A Tier 4 data center is the highest certification in the Uptime Institute’s system of classifying data center performance into 4 tiers.
In addition to meeting the requirements of Tier 1, Tier 2, and Tier 3 data centers, Tier 4 data centers must achieve the following:
- 2N+1 redundancy. Tier 4 data centers are fully redundant with double the amount of distribution paths needed plus a backup.
- 96-hour outage protection. Four days of independent power that is not connected to any outside source is required.
- No more than 0.5 hours of downtime per year. 26.3 minutes is the maximum amount of downtime allowed in a given year.
- 99.995% uptime. This is the highest uptime guarantee.
- No single points of failure. Since every process is fully redundant, no single outage will shut the entire system down.
- All IT equipment follows a fault-tolerant power design. When a piece of equipment fails or there is an interruption in a distribution path, IT operations are not impacted.
- Continuous cooling to maintain safe operating environment. The environment is maintained at an ideal temperature to increase efficiency and extend the useful life of hardware.
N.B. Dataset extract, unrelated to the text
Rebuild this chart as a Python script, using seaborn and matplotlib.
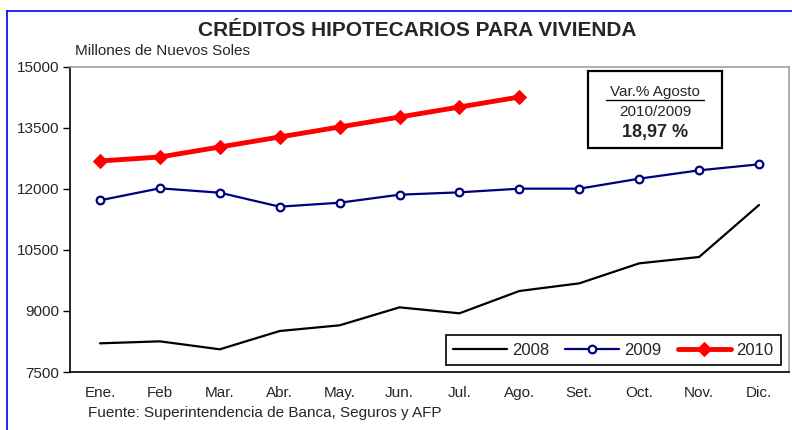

Tier 4 data centers provide enterprise-level service for mission-critical infrastructure. They ensure that equipment will continue to operate safely in the event of any mechanical failure. Full redundancy and fault tolerance mitigate the risk of downtime and high levels of security offer protection. The temperature and humidity in the environment is consistently kept in the optimal ranges to provide maximum efficiency and extend the lifecycle of hardware. As the most expensive tier, Tier 4 customers are typically international organizations with extreme demand of services.